But back to some of the highlights. I don't know what his problem was, but the new guy in my group loved to do two things: He loved to save his outbursts for me and only me, and he liked to hold onto his club after a bad shot.

After an errant tee shot, this guy would be joking with his partner and the other two guys in the foursome the whole way up to his ball, and once he split off from them to get a yardage from me he would instantly start swearing.

"God you SUCK! You fucking suck! Shithead! You don't deserve to play this game!"

Then he'd "calm down" and hit his next shot, which was usually a mishit. And when I reached out to take the club away from him, he'd yank the club closer to his chest and walk quickly away from me. What is he, like 6-years old? "NO! IT'S MY FUCKING TOY!"

Or when I was finally able to take the club away from him, I'd carefully slide it back down into his bag, only to have him come by and yank it out and forcefully throw it back down in the same slot. Gee, that was meaningful. Do you re-grip your clubs after every ROUND?

What else. Oh, it was ridiculous how "uncouth" my team was towards these two Spaniards. One of them was named Felipe, which I'm sure is pronounced "Fa-lee-pay" or something close to that. My team-members, on the other hand, proceeded to call this guy "Felipee." Which I'm sure he greatly appreciated. And near the start of the round, one of my guys blurts out, "Oh hey, Felipee, I know this Spanish guy from blah blah club. Do you know him?"

Somehow, Felipe actually DID know this guy. Weird.

Personally, I thought it was a pointless comment to make, because it's along the same lines as, "Hey, you're Canadian. I know this girl Deb who lives in Canada. Do you know her?"

Dumbasses.

Felipe was also very sensitive to noises around him before he was about to hit the ball. On the 6th hole, he missed a putt and immediately started cursing. I didn't really know what he said, but I heard a word that resembled "parlare," an Italian word meaning "to speak." Somehow I made a connection as he threw down the ball again to practice his last putt.

"Felipe, were you distracted by those guys talking in the fairway?"

"Yes."

I was kind of impressed that I picked up on that, but man was he pissed. That carried over to our 18th hole, when one of my players was walking down the fairway talking to himself (at full volume, no doubt) as Felipe hit. After he skanked the shot, Felipe spun around like a bullfighter dodging a charge and glared at Mr. Permafrown. Not surprisingly, Mr. Permafrown started shitting his pants and quickly tried to apologize, but it was no use. "Felipee" could sure hold a grudge. I could tell he was still bitching about it even after we stepped off of the final green.

And even though it was a new pair, the Testes were at it again. These two guys were 5-10 feet away from each other on just about every fairway. I felt kinda gay watching those balls sag and change positions throughout the round. But hey, it's part of the job.

Wednesday, May 04, 2005

Part 1 -- The Testes Bros

Before I begin, I'd like to bring up something that's been bothering me lately. Personally, I feel the quality of my posts have started to decline. I haven't been feeling as inspired lately, and after some thought, I've narrowed it down to one reason. The past 4-5 days have been brutal. I am exhausted when I get home, and yet I still force myself to write when maybe there isn't something incredibly interesting to write about. And if I'm tired, not writing about anything interesting, and not really feeling inspired, that can only mean bad things for the post.

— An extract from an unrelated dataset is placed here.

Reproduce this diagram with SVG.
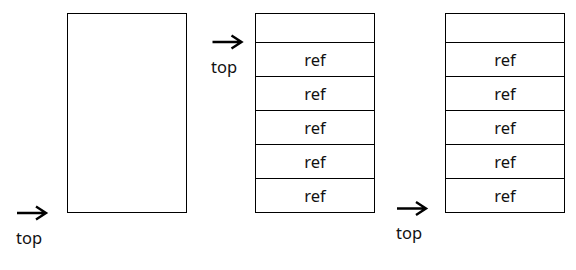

Perhaps I'm over-reacting, but lately I've been receiving some awesome feedback and so now I feel that I owe it to you, the reader, to be bringin' my A-Game whenever I sit down to write. From all that I've read about good writing, there are two things that keep popping up: firstly, you must write every single day in order to improve. Second, if you write often enough, inspiration will catch up with you.

So bear with me guys. I plan to continue posting as frequently as possible, but it may come at a cost for a little while.

So, no problem: I just need to re-focus a bit. Here we go.

So what the hell is up with this title? Testes Brothers?

Well, it all started Monday morning. I walked in at 7:30 thinking I was going to be paired up with the four best golfers from one club but at the last minute the boss stuck me with the four "best" golfers from somewhere else. I use the term "best" loosely, because in all actuality these guys sucked nutsack (hence my initial thoughts of the term "testes"). They were all crotchety old men who took their games too seriously and consequently ended up being the slowest players in the tournament.

YAAAAAAAAYYYY.

When I introduced myself to the first guy I ran into, he actually seemed pretty nice. A nice firm handshake and a smile. But then he asked the question I did NOT want to hear: "So, how familiar are you with these greens?"

Two things. First of all, I heard that as a caddie working in this tournament, you better know your shit. If you start screwing up, and that could be only once, the guys you're working for will not talk to you for the rest of the tournament. Secondly, I realize that I'm new to this course. I don't know a subtle break on these greens from a horse's ass. But because of the "quality" of play (again, I use the term loosely) in this tournament, the biggest, if not the ONLY job of the caddie is to READ THE GREENS.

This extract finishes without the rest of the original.